There has never been a better time to be an actor, with the last year alone seeing major strides across new media entertainment that make it easier than ever to create work and get it seen by the masses. One of the most exciting new projects was “Sickhouse,” the first-ever feature-length film on Snapchat.

Founded five years ago in 2011, the image- and message-sharing app has premiered several game-changing features over the last few years—particularly the app’s story feature, which allows individual users and media and entertainment brands to create real-time videos and share them publicly for 24 hours before the video expires. Through it, the actors and creators of “Sickhouse” premiered the film in 10-second chronological snippets and snaps over five days in April–May 2016. The film is now available for download on Vimeo, but star Andrea Russett first hosted the film on her Snapchat account, andwizzle, which boasts hundreds of thousands of followers. The young actor’s YouTube channel also clocks in at 2.6 million subscribers.

“It started with that conceit of ‘Here’s an opportunity to do something cool.
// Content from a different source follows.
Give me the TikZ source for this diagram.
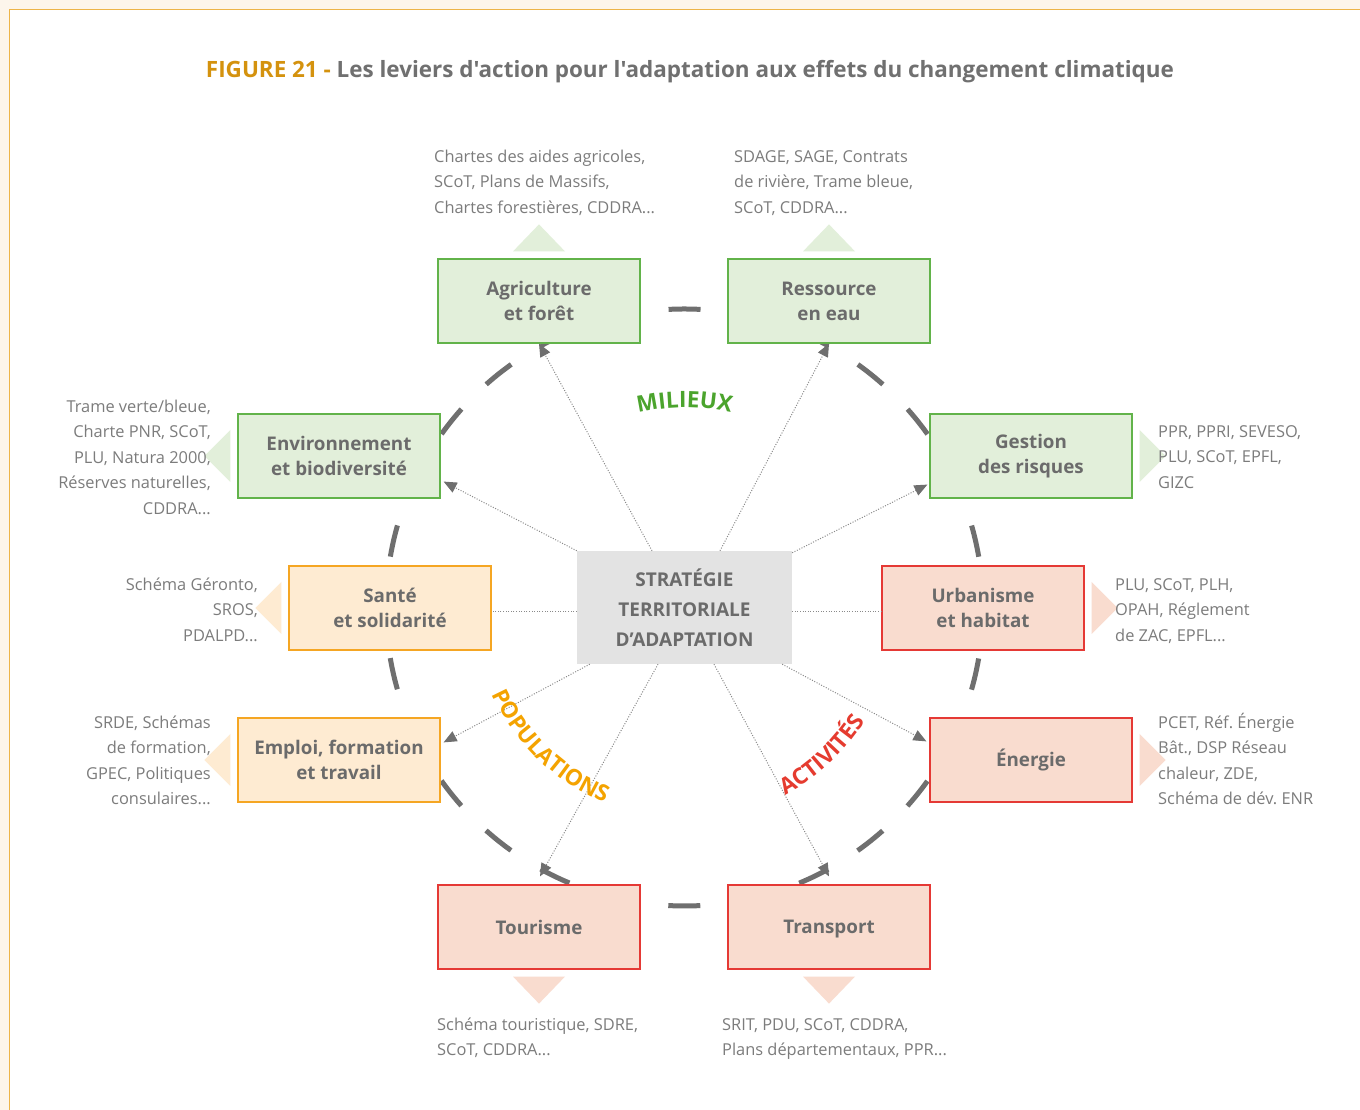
\documentclass[tikz,border=0pt]{standalone}
\usepackage{fontspec}
\setmainfont{Open Sans}[Ligatures=TeXOff]
\usetikzlibrary{arrows.meta,calc,decorations.text}

\definecolor{cream}{HTML}{FDF5EB}
\definecolor{frameorange}{HTML}{EDB449}
\definecolor{titleorange}{HTML}{D4920E}
\definecolor{titlegray}{HTML}{707070}
\definecolor{notegray}{HTML}{7C7C7C}
\definecolor{boxtext}{HTML}{6B6B6B}
\definecolor{ringgray}{HTML}{6F6F6F}
\definecolor{linegray}{HTML}{8A8A8A}
\definecolor{tipgray}{HTML}{6F6F6F}
\definecolor{gfill}{HTML}{E2EFDA}
\definecolor{gline}{HTML}{62B34A}
\definecolor{ofill}{HTML}{FEEBD2}
\definecolor{oline}{HTML}{F5A623}
\definecolor{rfill}{HTML}{F9DCCF}
\definecolor{rline}{HTML}{E53935}
\definecolor{cfill}{HTML}{E3E3E3}
\definecolor{milgreen}{HTML}{4BA42D}
\definecolor{poporange}{HTML}{F4A300}
\definecolor{actred}{HTML}{E53B2F}

\newcommand\notefont{\fontsize{16.4}{25.5}\selectfont\frenchspacing}
\newcommand\boxfont{\fontsize{18.8}{25}\selectfont\bfseries}
\newcommand\arcfont{\fontsize{22.5}{26}\selectfont\bfseries}
\newcommand\notetop{\rule{0pt}{17pt}}

\tikzset{
  box/.style={draw, line width=1.2, minimum width=202, minimum height=84,
    align=center, font=\boxfont, text=boxtext, inner sep=0},
  gbox/.style={box, fill=gfill, draw=gline},
  obox/.style={box, fill=ofill, draw=oline},
  rbox/.style={box, fill=rfill, draw=rline},
  hub/.style={fill=cfill, minimum width=215, minimum height=113, align=center,
    font=\fontsize{19}{30}\selectfont\bfseries, text=boxtext, inner sep=0},
  notel/.style={font=\notefont, text=notegray, inner sep=0, align=left, anchor=north west},
  noter/.style={font=\notefont, text=notegray, inner sep=0, align=right, anchor=north east},
  ring/.style={draw=ringgray, line width=5, dash pattern=on 32 off 34.98},
  conn/.style={draw=linegray, line width=1, dash pattern=on 1 off 1.6},
  arr/.style={conn, -{Triangle[length=13,width=11,color=tipgray]}},
  arclabel/.style={decorate, decoration={text along path, text align=center, text={#1}}}
}

\begin{document}
\begin{tikzpicture}[x=1pt,y=1pt]
\useasboundingbox (0,0) rectangle (1360,1110);
% page frame
\fill[cream] (0,0) rectangle (1360,1110);
\fill[white] (9.5,0) rectangle (1360,1100.5);
\draw[frameorange, line width=1.5] (9.5,0) -- (9.5,1100.5) -- (1360,1100.5);

% title
\node[anchor=base, font=\fontsize{22.45}{26}\selectfont\bfseries, text=titlegray, inner sep=0] (title) at (690,1032)
  {\textcolor{titleorange}{FIGURE 21 -} Les leviers d'action pour l'adaptation aux effets du changement climatique};

% dashed ring
\coordinate (C) at (684.5,502.5);
\draw[ring] (C) ++(-3.07:298.5) arc[start angle=-3.07, end angle=356.93, radius=298.5];

% boxes
\node[gbox] (agri) at (539,809) {Agriculture\\et forêt};
\node[gbox] (res)  at (829,809) {Ressource\\en eau};
\node[gbox] (env)  at (339,654) {Environnement\\et biodiversité};
\node[gbox] (ges)  at (1031,654) {Gestion\\des risques};
\node[obox] (san)  at (390,502) {Santé\\et solidarité};
\node[rbox] (urb)  at (983,502) {Urbanisme\\et habitat};
\node[obox] (emp)  at (339,350) {Emploi, formation\\et travail};
\node[rbox] (ene)  at (1031,350) {Énergie};
\node[rbox] (tou)  at (539,183) {Tourisme};
\node[rbox] (tra)  at (829,183) {\vphantom{T}\smash{Transport}};
\node[hub]  (ctr)  at (684.5,502.5) {STRATÉGIE\\TERRITORIALE\\D’ADAPTATION};

% pointers towards the instrument lists
\fill[gfill] ($(agri.north)+(-26,7)$) -- ($(agri.north)+(26,7)$) -- ($(agri.north)+(0,34)$) -- cycle;
\fill[gfill] ($(res.north)+(-26,7)$) -- ($(res.north)+(26,7)$) -- ($(res.north)+(0,34)$) -- cycle;
\fill[gfill] ($(env.west)+(-7,26)$) -- ($(env.west)+(-7,-26)$) -- ($(env.west)+(-33,0)$) -- cycle;
\fill[gfill] ($(ges.east)+(7,26)$) -- ($(ges.east)+(7,-26)$) -- ($(ges.east)+(33,0)$) -- cycle;
\fill[ofill] ($(san.west)+(-7,26)$) -- ($(san.west)+(-7,-26)$) -- ($(san.west)+(-33,0)$) -- cycle;
\fill[rfill] ($(urb.east)+(7,26)$) -- ($(urb.east)+(7,-26)$) -- ($(urb.east)+(33,0)$) -- cycle;
\fill[ofill] ($(emp.west)+(-7,26)$) -- ($(emp.west)+(-7,-26)$) -- ($(emp.west)+(-33,0)$) -- cycle;
\fill[rfill] ($(ene.east)+(7,26)$) -- ($(ene.east)+(7,-26)$) -- ($(ene.east)+(33,0)$) -- cycle;
\fill[rfill] ($(tou.south)+(-26,-7)$) -- ($(tou.south)+(26,-7)$) -- ($(tou.south)+(0,-34)$) -- cycle;
\fill[rfill] ($(tra.south)+(-26,-7)$) -- ($(tra.south)+(26,-7)$) -- ($(tra.south)+(0,-34)$) -- cycle;

% instrument lists
\node[notel] (agrinote) at (434,965) {\notetop Chartes des aides agricoles,\\SCoT, Plans de Massifs,\\Chartes forestières, CDDRA...};
\node[notel] (resnote) at (734,965) {\notetop SDAGE, SAGE, Contrats\\de rivière, Trame bleue,\\SCoT, CDDRA...};
\node[noter] (envnote) at (211,715) {\notetop Trame verte/bleue,\\Charte PNR, SCoT,\\PLU, Natura 2000,\\Réserves naturelles,\\CDDRA...};
\node[notel] (gesnote) at (1158,690) {\notetop PPR, PPRI, SEVESO,\\PLU, SCoT, EPFL,\\GIZC};
\node[noter] (sannote) at (258,537) {\notetop Schéma Géronto,\\SROS,\\PDALPD...};
\node[notel] (urbnote) at (1115,537) {\notetop PLU, SCoT, PLH,\\OPAH, Réglement\\de ZAC, EPFL...};
\node[noter] (empnote) at (211,399) {\notetop SRDE, Schémas\\de formation,\\GPEC, Politiques\\consulaires...};
\node[notel] (enenote) at (1158,399) {\notetop PCET, Réf. Énergie\\Bât., DSP Réseau\\chaleur, ZDE,\\Schéma de dév. ENR};
\node[notel] (tounote) at (437,97) {\notetop Schéma touristique, SDRE,\\SCoT, CDDRA...};
\node[notel] (tranote) at (722,97) {\notetop SRIT, PDU, SCoT, CDDRA,\\Plans départementaux, PPR...};

% links from the strategy to each lever
\draw[arr] ($(ctr.north)+(-32.5,0)$) -- (agri.south);
\draw[arr] ($(ctr.north)+(35.5,0)$) -- (res.south);
\draw[arr] (ctr.north west) -- ($(env.south east)+(3,17)$);
\draw[arr] ($(ctr.north east)+(0,-2)$) -- ($(ges.south west)+(-2,14)$);
\draw[conn] ($(ctr.west)+(0,-4)$) -- ($(ctr.west -| san.east)+(0,-4)$);
\draw[conn] ($(ctr.east)+(0,-4)$) -- ($(ctr.east -| urb.west)+(0,-4)$);
\draw[arr] ($(ctr.south west)+(13,0)$) -- ($(emp.north east)+(3,-25)$);
\draw[arr] ($(ctr.south east)+(-10,0)$) -- ($(ene.north west)+(-3,-24)$);
\draw[arr] ($(ctr.south)+(-26.5,0)$) -- ($(tou.north)+(1,8)$);
\draw[arr] ($(ctr.south)+(29.5,0)$) -- ($(tra.north)+(0,8)$);

% sector labels along the ring
\path[arclabel={|\arcfont\color{milgreen}|MILIEUX}] (C) ++(120:200) arc[start angle=120, end angle=60, radius=200];
\path[arclabel={|\arcfont\color{poporange}|POPULATIONS}] (C) ++(196:211) arc[start angle=196, end angle=256, radius=211];
\path[arclabel={|\arcfont\color{actred}|ACTIVITÉS}] (C) ++(283:213) arc[start angle=283, end angle=343, radius=213];
\end{tikzpicture}
\end{document}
Let’s figure out how to do it,’ ” says Jake Avnet, chief operating officer of Indigenous Media, the new media production company behind “Sickhouse.” “Of course, there’s no blueprint for this, [so] we just had to kind of put our heads together and figure out what we thought might work.”

Like “The Blair Witch Project” and countless other found footage horror flicks before it, “Sickhouse” follows Russett and co-stars Laine Neil, Sean O’Donnell, Jc Caylen, and Lukas Gage (all social content creators themselves) as they go into the woods to investigate the fabled Sickhouse, an isolated cabin outside Los Angeles with a dark, twisted past. Due to the nature of the plot and production, the actors’ fans were not told they were watching a film. It simply unfolded as if it were reality.
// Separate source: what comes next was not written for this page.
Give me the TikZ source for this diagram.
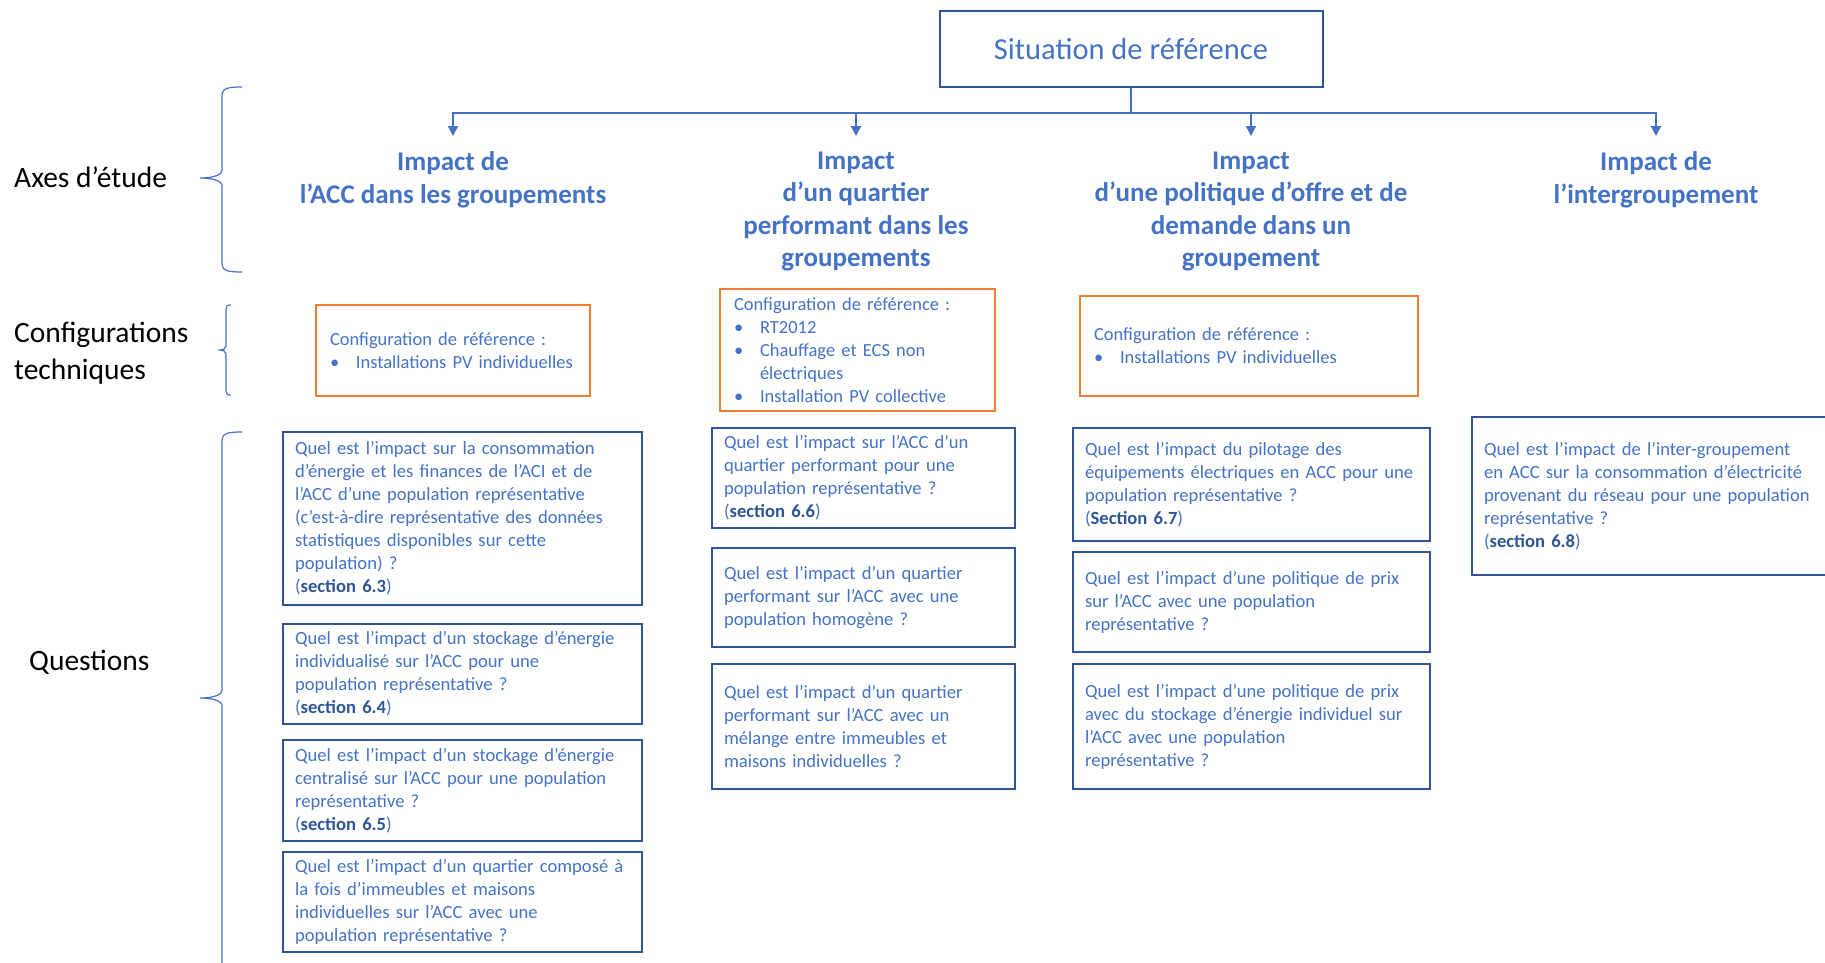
\documentclass[tikz,border=0pt]{standalone}
\usepackage{fontspec}
\setmainfont{Carlito}
\usetikzlibrary{arrows.meta}
\definecolor{accblue}{HTML}{4472C4}
\definecolor{navy}{HTML}{2F5597}
\definecolor{accorange}{HTML}{ED7D31}
\newcommand\sectlabel[1]{(\textbf{\color{navy}#1})}
\newcommand\cfgitem{\makebox[26pt][l]{\textbullet}}

\begin{document}
\begin{tikzpicture}[x=1pt, y=-1pt,
  titlebox/.style={draw=navy, line width=2pt, text=accblue, font=\fontsize{30.5}{36}\selectfont, minimum width=383pt, minimum height=76pt},
  axis/.style={text=accblue, font=\fontsize{27}{32.5}\selectfont\bfseries, align=center, anchor=north, inner ysep=15.5pt},
  rowlabel/.style={font=\fontsize{29.5}{37}\selectfont, align=left, inner sep=0pt},
  cfgbox/.style={draw=accorange, line width=2pt, text=accblue, font=\fontsize{18.5}{23}\selectfont, align=left, anchor=north west, inner xsep=14pt},
  qbox/.style={draw=navy, line width=2pt, text=accblue, font=\fontsize{18.6}{23}\selectfont, align=left, anchor=north west, inner xsep=12pt},
  link/.style={draw=accblue, line width=1.5pt, -{Triangle[width=10pt,length=10pt]}},
  brace/.style={draw=accblue, line width=1.2pt}]
  \useasboundingbox (0,0) rectangle (1825,962);

  \node[titlebox] (title) at (1131,48.7) {Situation de référence};

  \node[axis] (ax1) at (453,136) {Impact de\\l’ACC dans les groupements};
  \node[axis] (ax2) at (856,136) {Impact\\d’un quartier\\performant dans les\\groupements};
  \node[axis] (ax3) at (1251,136) {Impact\\d’une politique d’offre et de\\demande dans un\\groupement};
  \node[axis] (ax4) at (1656,136) {Impact de\\l’intergroupement};

  \draw[link] (title.south) -- ++(0,25.3) -| (ax1.north);
  \draw[link] (title.south) -- ++(0,25.3) -| (ax2.north);
  \draw[link] (title.south) -- ++(0,25.3) -| (ax3.north);
  \draw[link] (title.south) -- ++(0,25.3) -| (ax4.north);

  \node[rowlabel, anchor=base west] (axes) at (14,187) {Axes d’étude};
  \node[rowlabel, anchor=north west] (configs) at (14,321.5) {Configurations\\techniques};
  \node[rowlabel, anchor=base west] (questions) at (29,670.5) {Questions};

  \draw[brace] (242,87) .. controls (228,87) and (222,88) .. (222,96) -- (222,170)
    .. controls (222,176) and (210,178) .. (200,178) .. controls (210,178) and (222,180) .. (222,186)
    -- (222,263) .. controls (222,271) and (228,272) .. (242,272);
  \draw[brace] (231,305) .. controls (227,305) and (226,306) .. (226,309) -- (226,346)
    .. controls (226,349) and (223,350) .. (220,350) .. controls (223,350) and (226,351) .. (226,354)
    -- (226,391) .. controls (226,394) and (227,395) .. (231,395);
  \draw[brace] (242,432) .. controls (228,432) and (222,433) .. (222,441) -- (222,690)
    .. controls (222,696) and (210,698) .. (200,698) .. controls (210,698) and (222,700) .. (222,706)
    -- (222,964);

  \node[cfgbox, minimum width=274pt, minimum height=91pt, text width=246pt] (cfg1) at (315,304)
    {Configuration de référence~:\\\cfgitem Installations PV individuelles};
  \node[cfgbox, minimum width=275pt, minimum height=122pt, text width=247pt] (cfg2) at (719,288)
    {Configuration de référence~:\\\cfgitem RT2012\\\cfgitem Chauffage et ECS non\\\hspace*{26pt}électriques\\\cfgitem Installation PV collective};
  \node[cfgbox, minimum width=338pt, minimum height=100pt, text width=310pt] (cfg3) at (1079,295)
    {Configuration de référence~:\\\cfgitem Installations PV individuelles};

  \node[qbox, minimum width=359pt, minimum height=173pt, text width=335pt] (q1) at (282,431)
    {Quel est l’impact sur la consommation\\d’énergie et les finances de l’ACI et de\\l’ACC d’une population représentative\\(c’est-à-dire représentative des données\\statistiques disponibles sur cette\\population) ?\\\sectlabel{section 6.3}};
  \node[qbox, minimum width=359pt, minimum height=100pt, text width=335pt] (q2) at (282,623)
    {Quel est l’impact d’un stockage d’énergie\\individualisé sur l’ACC pour une\\population représentative ?\\\sectlabel{section 6.4}};
  \node[qbox, minimum width=359pt, minimum height=101pt, text width=335pt] (q3) at (282,739)
    {Quel est l’impact d’un stockage d’énergie\\centralisé sur l’ACC pour une population\\représentative ?\\\sectlabel{section 6.5}};
  \node[qbox, minimum width=359pt, minimum height=100pt, text width=335pt] (q4) at (282,851)
    {Quel est l’impact d’un quartier composé à\\la fois d’immeubles et maisons\\individuelles sur l’ACC avec une\\population représentative ?};

  \node[qbox, minimum width=303pt, minimum height=100pt, text width=279pt] (q5) at (711,427)
    {Quel est l’impact sur l’ACC d’un\\quartier performant pour une\\population représentative ?\\\sectlabel{section 6.6}};
  \node[qbox, minimum width=303pt, minimum height=99pt, text width=279pt] (q6) at (711,547)
    {Quel est l’impact d’un quartier\\performant sur l’ACC avec une\\population homogène ?};
  \node[qbox, minimum width=303pt, minimum height=125pt, text width=279pt] (q7) at (711,663)
    {Quel est l’impact d’un quartier\\performant sur l’ACC avec un\\mélange entre immeubles et\\maisons individuelles ?};

  \node[qbox, minimum width=357pt, minimum height=113pt, text width=333pt] (q8) at (1072,427)
    {Quel est l’impact du pilotage des\\équipements électriques en ACC pour une\\population représentative ?\\\sectlabel{Section 6.7}};
  \node[qbox, minimum width=357pt, minimum height=100pt, text width=333pt] (q9) at (1072,551)
    {Quel est l’impact d’une politique de prix\\sur l’ACC avec une population\\représentative ?};
  \node[qbox, minimum width=357pt, minimum height=125pt, text width=333pt] (q10) at (1072,663)
    {Quel est l’impact d’une politique de prix\\avec du stockage d’énergie individuel sur\\l’ACC avec une population\\représentative ?};

  \node[qbox, minimum width=362pt, minimum height=158pt, text width=338pt] (q11) at (1471,416)
    {Quel est l’impact de l’inter-groupement\\en ACC sur la consommation d’électricité\\provenant du réseau pour une population\\représentative ?\\\sectlabel{section 6.8}};
\end{tikzpicture}
\end{document}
READ: “Do Casting Directors Care About Actors’ Social Media?”

Written and directed by Hannah Macpherson, casting for the 68-minute “Sickhouse” was particularly important. The actors themselves were real-time creators, so they had to have a previously established audience via their own social accounts. That’s what made a content creator like Russett the perfect candidate.

“Obviously this is such an unusual and unconventional project. Whoever we spoke with that felt connected with it really had to have the imagination to understand what it is we were trying to achieve and ultimately be a partner for us,” Avnet says. “[Russett] loved the concept. She came full of great ideas and became a fantastic collaborator.”

Avnet and Indigenous Media are no strangers to creating entertainment for the new frontier of content consumption. Touted as a “new kind of studio…dedicated to telling a wide range of stories across a wide range of formats,” the production company has its hands in all forms of new media creation, perhaps most notably with its YouTube channel “Wigs.”

Avnet says that if you are an actor or an independent creator, the best way to get on his and his Indigenous colleagues’ radar is to keep doing what you’re doing. Proof of concept by way of a finished product is an actor’s best bet to be asked to partner and sign on the dotted line.

“As a company, we’re always looking for interesting creators to partner with,” he says. “We live in this really exciting time for creators where the distribution pipelines are completely open. They used to be controlled by major media companies and now you have a situation where anybody can tell a story and anybody can get discovered. The most important thing, always, is to make stuff…. [Indigenous Media is] on the lookout for that. We love storytellers who are doing things on their own and can do things on their own. We have a lot of resources that we’re able to put to work in helping those businesses mature.”